● WORK REQUIRED: Reproduce the lines of the material exactly, excluding every image.

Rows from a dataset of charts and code
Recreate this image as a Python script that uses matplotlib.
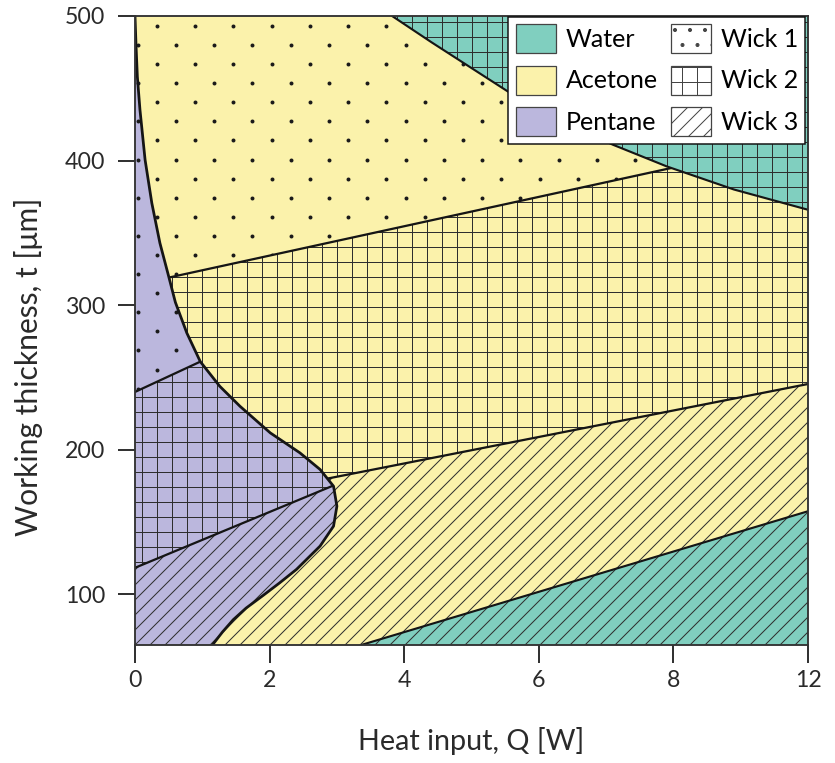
import matplotlib
matplotlib.use('Agg')
import matplotlib.pyplot as plt
from matplotlib.patches import Polygon, Patch
import numpy as np

plt.rcParams['font.family'] = ['Lato', 'DejaVu Sans']
plt.rcParams['hatch.linewidth'] = 0.8

# x positions are tick slots; the source labels its last tick "12"
x_ticks = [0, 2, 4, 6, 8, 10]
x_tick_labels = ['0', '2', '4', '6', '8', '12']
y_ticks = [100, 200, 300, 400, 500]

# pentane | acetone boundary, bottom to top
curve_x = [1.15, 1.30, 1.46, 1.65, 1.91, 2.15, 2.40, 2.75, 2.95, 3.00, 2.95, 2.75, 2.45, 2.01,
           1.56, 1.26, 0.97, 0.77, 0.60, 0.50, 0.37, 0.25, 0.15, 0.074, 0.035, 0.015, 0.0]
curve_y = [65, 74, 82.5, 90.5, 99.5, 108, 117.3, 133.4, 147.2, 161, 174.8, 186.4, 197.9, 211.7,
           230.1, 243.9, 261, 280.8, 302, 320, 343, 370.6, 400.5, 435, 458, 480, 500]

# acetone | water boundary, top right
water_top_x = [3.82, 4.4, 5.0, 5.6, 6.3, 7.1, 7.9, 8.9, 10.0]
water_top_y = [500, 482, 464, 446, 428, 411, 396, 380, 366]

# acetone | water boundary, bottom right
water_low_x = [3.36, 10.0]
water_low_y = [65, 157.5]

# wick boundaries (straight lines)
ace_w12_x, ace_w12_y = [0, 10], [314.0, 415.5]
ace_w23_x, ace_w23_y = [0, 10], [153.9, 245.5]
pen_w12_x, pen_w12_y = [0, 3], [240.0, 304.8]
pen_w23_x, pen_w23_y = [0, 3], [118.4, 176.3]

fluids = ['Water', 'Acetone', 'Pentane']
fluid_colors = ['#80cfbf', '#fbf2ab', '#bbb7dd']
wicks = ['Wick 1', 'Wick 2', 'Wick 3']
wick_hatches = ['.', '+', '//']

HATCH_C = '#2e2e2e'
LINE_C = '#151515'
AX_C = '#333333'
Y_MIN, Y_MAX = 65, 500


def half(poly, lx, ly, above):
    # keep the part of poly above / below the line through lx, ly
    (x0, x1), (y0, y1) = lx, ly

    def s(p):
        d = p[1] - (y0 + (y1 - y0) * (p[0] - x0) / (x1 - x0))
        return d if above else -d

    out = []
    for i in range(len(poly)):
        p, q = poly[i], poly[(i + 1) % len(poly)]
        sp, sq = s(p), s(q)
        if sp >= 0:
            out.append(p)
        if sp * sq < 0:
            t = sp / (sp - sq)
            out.append((p[0] + t * (q[0] - p[0]), p[1] + t * (q[1] - p[1])))
    return out


fig = plt.figure(figsize=(835 / 90, 763 / 90), dpi=90)
ax = fig.add_axes([135 / 835, 118 / 763, 673 / 835, 629 / 763])


def fill(pts, color='none', hatch=None, z=1):
    p = Polygon(pts, closed=True, facecolor=color, edgecolor=HATCH_C,
                lw=0, hatch=hatch, zorder=z)
    ax.add_patch(p)
    return p


curve = list(zip(curve_x, curve_y))
top = list(zip(water_top_x, water_top_y))
pen_poly = [(0, Y_MIN)] + curve
ace_poly = curve + top + [(water_low_x[1], water_low_y[1]), (water_low_x[0], water_low_y[0])]
wat_top_poly = top + [(10, Y_MAX)]
wat_low_poly = [(water_low_x[0], water_low_y[0]), (water_low_x[1], water_low_y[1]), (10, Y_MIN)]

# fluid colours
fill(wat_top_poly, fluid_colors[0])
fill(wat_low_poly, fluid_colors[0])
ace_patch = fill(ace_poly, fluid_colors[1])
pen_patch = fill(pen_poly, fluid_colors[2])

# wick textures
fill(wat_top_poly, hatch=wick_hatches[1], z=2)
fill(wat_low_poly, hatch=wick_hatches[2], z=2)
a1 = fill(half(ace_poly, ace_w12_x, ace_w12_y, True), z=2)
fill(half(half(ace_poly, ace_w12_x, ace_w12_y, False), ace_w23_x, ace_w23_y, True),
     hatch=wick_hatches[1], z=2)
fill(half(ace_poly, ace_w23_x, ace_w23_y, False), hatch=wick_hatches[2], z=2)
p1 = fill(half(pen_poly, pen_w12_x, pen_w12_y, True), z=2)
fill(half(half(pen_poly, pen_w12_x, pen_w12_y, False), pen_w23_x, pen_w23_y, True),
     hatch=wick_hatches[1], z=2)
fill(half(pen_poly, pen_w23_x, pen_w23_y, False), hatch=wick_hatches[2], z=2)

# sparse dot texture for wick 1
dx, dy = 0.569, 13.2
dots = []
for j, yv in enumerate(np.arange(493.1, 60, -dy)):
    off = 0 if j % 2 == 0 else dx / 2
    for xv in np.arange(0.322 - dx, 10.5, dx):
        dots.append((xv + off, yv))
dots = np.array(dots)
for clip in (a1, p1):
    sc = ax.scatter(dots[:, 0], dots[:, 1], s=10, color='#1a1a1a', lw=0, zorder=3)
    sc.set_clip_path(clip)

# boundaries
ax.plot(curve_x, curve_y, color=LINE_C, lw=2.2, zorder=5, solid_joinstyle='round')
ax.plot(water_top_x, water_top_y, color=LINE_C, lw=1.7, zorder=5)
ax.plot(water_low_x, water_low_y, color=LINE_C, lw=1.7, zorder=5)
for lx, ly, clip in [(ace_w12_x, ace_w12_y, ace_patch), (ace_w23_x, ace_w23_y, ace_patch),
                     (pen_w12_x, pen_w12_y, pen_patch), (pen_w23_x, pen_w23_y, pen_patch)]:
    ln, = ax.plot(lx, ly, color=LINE_C, lw=1.8, zorder=4)
    ln.set_clip_path(clip)

ax.set_xlim(0, 10)
ax.set_ylim(Y_MIN, Y_MAX)
ax.set_xticks(x_ticks, x_tick_labels)
ax.set_yticks(y_ticks)
ax.tick_params(direction='out', length=14, width=1.6, color=AX_C,
               labelsize=18.5, labelcolor='#2a2a2a')
ax.tick_params(axis='x', pad=6)
ax.tick_params(axis='y', pad=10)
for sp in ax.spines.values():
    sp.set_color(AX_C)
    sp.set_linewidth(1.5)
    sp.set_zorder(6)

ax.set_xlabel('Heat input, Q [W]', fontsize=23, color='#2a2a2a')
ax.set_ylabel('Working thickness, t [μm]', fontsize=24, color='#2a2a2a')
ax.xaxis.set_label_coords(0.5, -0.131)
ax.yaxis.set_label_coords(-0.136, 0.442)

# legend: fluids in column 1, wicks in column 2
handles = [Patch(facecolor=c, edgecolor='#444444', lw=1.0) for c in fluid_colors]
handles += [Patch(facecolor='white', edgecolor='#444444', lw=1.0, hatch=h) for h in wick_hatches]
leg = ax.legend(handles, fluids + wicks, ncol=2, loc='upper right',
                bbox_to_anchor=(0.996, 0.999), fontsize=20, frameon=True,
                fancybox=False, framealpha=1, edgecolor='#111111',
                handlelength=1.6, handleheight=1.41, handletextpad=0.4,
                labelspacing=0.5, columnspacing=0.5, borderpad=0.3,
                borderaxespad=0)
leg.get_frame().set_linewidth(1.2)
leg.set_zorder(10)

fig.savefig('out.png', dpi=90)
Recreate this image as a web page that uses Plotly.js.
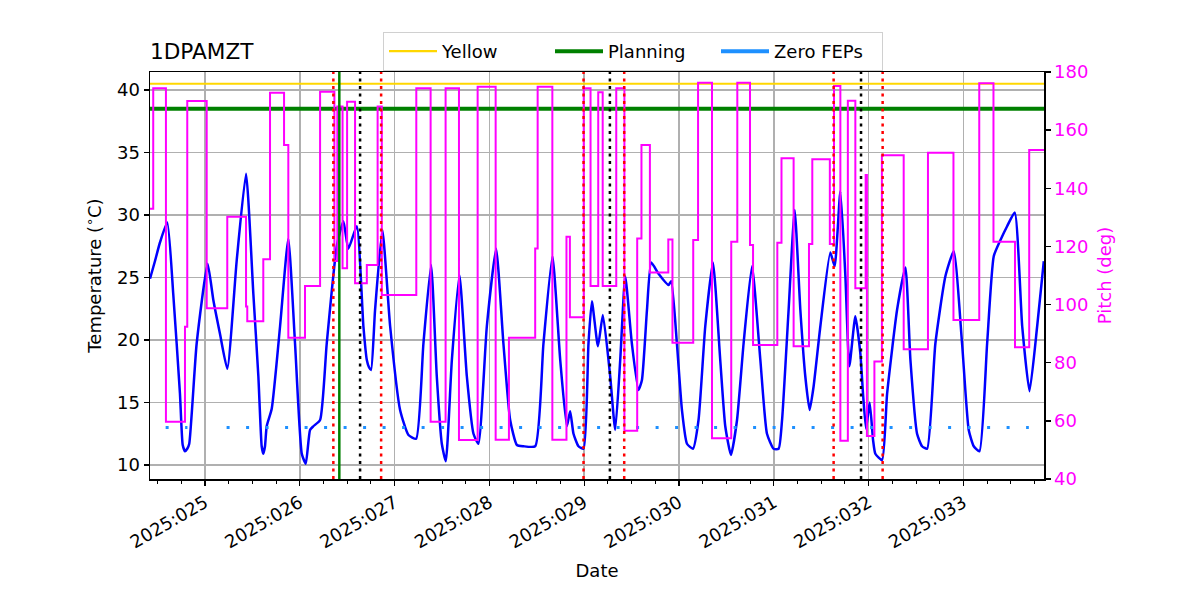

● RESULT OF THIS EXERCISE:
Recreate this image as a Python script that uses matplotlib.
import matplotlib
matplotlib.use('Agg')
import matplotlib.pyplot as plt
from matplotlib.patches import Polygon, Patch
import numpy as np

plt.rcParams['font.family'] = ['Lato', 'DejaVu Sans']
plt.rcParams['hatch.linewidth'] = 0.8

# x positions are tick slots; the source labels its last tick "12"
x_ticks = [0, 2, 4, 6, 8, 10]
x_tick_labels = ['0', '2', '4', '6', '8', '12']
y_ticks = [100, 200, 300, 400, 500]

# pentane | acetone boundary, bottom to top
curve_x = [1.15, 1.30, 1.46, 1.65, 1.91, 2.15, 2.40, 2.75, 2.95, 3.00, 2.95, 2.75, 2.45, 2.01,
           1.56, 1.26, 0.97, 0.77, 0.60, 0.50, 0.37, 0.25, 0.15, 0.074, 0.035, 0.015, 0.0]
curve_y = [65, 74, 82.5, 90.5, 99.5, 108, 117.3, 133.4, 147.2, 161, 174.8, 186.4, 197.9, 211.7,
           230.1, 243.9, 261, 280.8, 302, 320, 343, 370.6, 400.5, 435, 458, 480, 500]

# acetone | water boundary, top right
water_top_x = [3.82, 4.4, 5.0, 5.6, 6.3, 7.1, 7.9, 8.9, 10.0]
water_top_y = [500, 482, 464, 446, 428, 411, 396, 380, 366]

# acetone | water boundary, bottom right
water_low_x = [3.36, 10.0]
water_low_y = [65, 157.5]

# wick boundaries (straight lines)
ace_w12_x, ace_w12_y = [0, 10], [314.0, 415.5]
ace_w23_x, ace_w23_y = [0, 10], [153.9, 245.5]
pen_w12_x, pen_w12_y = [0, 3], [240.0, 304.8]
pen_w23_x, pen_w23_y = [0, 3], [118.4, 176.3]

fluids = ['Water', 'Acetone', 'Pentane']
fluid_colors = ['#80cfbf', '#fbf2ab', '#bbb7dd']
wicks = ['Wick 1', 'Wick 2', 'Wick 3']
wick_hatches = ['.', '+', '//']

HATCH_C = '#2e2e2e'
LINE_C = '#151515'
AX_C = '#333333'
Y_MIN, Y_MAX = 65, 500


def half(poly, lx, ly, above):
    # keep the part of poly above / below the line through lx, ly
    (x0, x1), (y0, y1) = lx, ly

    def s(p):
        d = p[1] - (y0 + (y1 - y0) * (p[0] - x0) / (x1 - x0))
        return d if above else -d

    out = []
    for i in range(len(poly)):
        p, q = poly[i], poly[(i + 1) % len(poly)]
        sp, sq = s(p), s(q)
        if sp >= 0:
            out.append(p)
        if sp * sq < 0:
            t = sp / (sp - sq)
            out.append((p[0] + t * (q[0] - p[0]), p[1] + t * (q[1] - p[1])))
    return out


fig = plt.figure(figsize=(835 / 90, 763 / 90), dpi=90)
ax = fig.add_axes([135 / 835, 118 / 763, 673 / 835, 629 / 763])


def fill(pts, color='none', hatch=None, z=1):
    p = Polygon(pts, closed=True, facecolor=color, edgecolor=HATCH_C,
                lw=0, hatch=hatch, zorder=z)
    ax.add_patch(p)
    return p


curve = list(zip(curve_x, curve_y))
top = list(zip(water_top_x, water_top_y))
pen_poly = [(0, Y_MIN)] + curve
ace_poly = curve + top + [(water_low_x[1], water_low_y[1]), (water_low_x[0], water_low_y[0])]
wat_top_poly = top + [(10, Y_MAX)]
wat_low_poly = [(water_low_x[0], water_low_y[0]), (water_low_x[1], water_low_y[1]), (10, Y_MIN)]

# fluid colours
fill(wat_top_poly, fluid_colors[0])
fill(wat_low_poly, fluid_colors[0])
ace_patch = fill(ace_poly, fluid_colors[1])
pen_patch = fill(pen_poly, fluid_colors[2])

# wick textures
fill(wat_top_poly, hatch=wick_hatches[1], z=2)
fill(wat_low_poly, hatch=wick_hatches[2], z=2)
a1 = fill(half(ace_poly, ace_w12_x, ace_w12_y, True), z=2)
fill(half(half(ace_poly, ace_w12_x, ace_w12_y, False), ace_w23_x, ace_w23_y, True),
     hatch=wick_hatches[1], z=2)
fill(half(ace_poly, ace_w23_x, ace_w23_y, False), hatch=wick_hatches[2], z=2)
p1 = fill(half(pen_poly, pen_w12_x, pen_w12_y, True), z=2)
fill(half(half(pen_poly, pen_w12_x, pen_w12_y, False), pen_w23_x, pen_w23_y, True),
     hatch=wick_hatches[1], z=2)
fill(half(pen_poly, pen_w23_x, pen_w23_y, False), hatch=wick_hatches[2], z=2)

# sparse dot texture for wick 1
dx, dy = 0.569, 13.2
dots = []
for j, yv in enumerate(np.arange(493.1, 60, -dy)):
    off = 0 if j % 2 == 0 else dx / 2
    for xv in np.arange(0.322 - dx, 10.5, dx):
        dots.append((xv + off, yv))
dots = np.array(dots)
for clip in (a1, p1):
    sc = ax.scatter(dots[:, 0], dots[:, 1], s=10, color='#1a1a1a', lw=0, zorder=3)
    sc.set_clip_path(clip)

# boundaries
ax.plot(curve_x, curve_y, color=LINE_C, lw=2.2, zorder=5, solid_joinstyle='round')
ax.plot(water_top_x, water_top_y, color=LINE_C, lw=1.7, zorder=5)
ax.plot(water_low_x, water_low_y, color=LINE_C, lw=1.7, zorder=5)
for lx, ly, clip in [(ace_w12_x, ace_w12_y, ace_patch), (ace_w23_x, ace_w23_y, ace_patch),
                     (pen_w12_x, pen_w12_y, pen_patch), (pen_w23_x, pen_w23_y, pen_patch)]:
    ln, = ax.plot(lx, ly, color=LINE_C, lw=1.8, zorder=4)
    ln.set_clip_path(clip)

ax.set_xlim(0, 10)
ax.set_ylim(Y_MIN, Y_MAX)
ax.set_xticks(x_ticks, x_tick_labels)
ax.set_yticks(y_ticks)
ax.tick_params(direction='out', length=14, width=1.6, color=AX_C,
               labelsize=18.5, labelcolor='#2a2a2a')
ax.tick_params(axis='x', pad=6)
ax.tick_params(axis='y', pad=10)
for sp in ax.spines.values():
    sp.set_color(AX_C)
    sp.set_linewidth(1.5)
    sp.set_zorder(6)

ax.set_xlabel('Heat input, Q [W]', fontsize=23, color='#2a2a2a')
ax.set_ylabel('Working thickness, t [μm]', fontsize=24, color='#2a2a2a')
ax.xaxis.set_label_coords(0.5, -0.131)
ax.yaxis.set_label_coords(-0.136, 0.442)

# legend: fluids in column 1, wicks in column 2
handles = [Patch(facecolor=c, edgecolor='#444444', lw=1.0) for c in fluid_colors]
handles += [Patch(facecolor='white', edgecolor='#444444', lw=1.0, hatch=h) for h in wick_hatches]
leg = ax.legend(handles, fluids + wicks, ncol=2, loc='upper right',
                bbox_to_anchor=(0.996, 0.999), fontsize=20, frameon=True,
                fancybox=False, framealpha=1, edgecolor='#111111',
                handlelength=1.6, handleheight=1.41, handletextpad=0.4,
                labelspacing=0.5, columnspacing=0.5, borderpad=0.3,
                borderaxespad=0)
leg.get_frame().set_linewidth(1.2)
leg.set_zorder(10)

fig.savefig('out.png', dpi=90)
Recreate this image as a web page that uses Plotly.js.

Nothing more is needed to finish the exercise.